The forest was an abyss of black, a nightmarish void, ominous and harsh – and Francesca was plunged in. Howls cut across the landscape, and glowing eyes loomed and leered high and low. Even the quietest rustle terrified her – and then she came to the Death Vines.

They were an assortment, an army, of thorny, poisonous vines that spoke at you, trying to lure you to them, to sink into the depths of the world. Francesca gulped. She wanted desperately to run, to flee and never come anywhere near here again. But she had to. So she mustered the small amount of courage she had, and slashed across the vines. Low, lullaby voices began to whisper about her, a choir of distorted sound. Francesca froze. Trembling, she walked, as if in a trance, to the middle. And once she was there, knocked out of her stupor, she realised she was trapped. Instantly, she had an idea. She’d got this far -and hadn’t even got a scratch!
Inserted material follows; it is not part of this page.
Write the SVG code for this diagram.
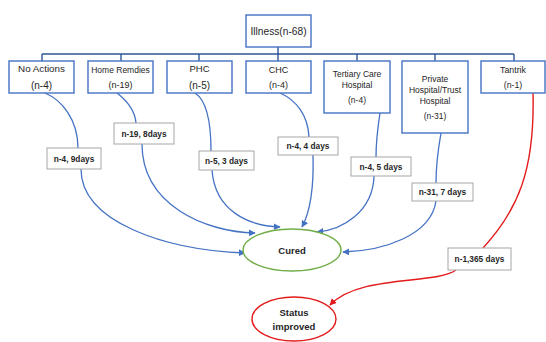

So she pretended to be in a trance… Slowly, she unfocused her eyes, loosened her limbs, and walked steadily, and escaped the wrath of the Death Vines.

You can read Agnes’ full story, which has been published on the ISA website below.

https://www.isaschools.org.uk/wp-content/uploads/2022/05/Horsey-Category-winning-essays.pdf

The judges were wowed with Agnes’ sophisticated writing style and commented:

As the action reaches a crescendo, Agnes shows a mastery of sentence structure through embedded phrases like “They growled-a guttural noise from the throat-and advanced” and fronted clauses “Emboldened by this, she cut.” Her style is concise and effective! The denouement reaches a fitting climax with action packed verbs: “She lunged and parried and rolled” and is rounded off with “she was transported home as a true knight-and a hero.” Perhaps with a higher word count, the ending could have been extended. Agnes has an accomplished writing style.

Well done Agnes, we are extremely proud of you!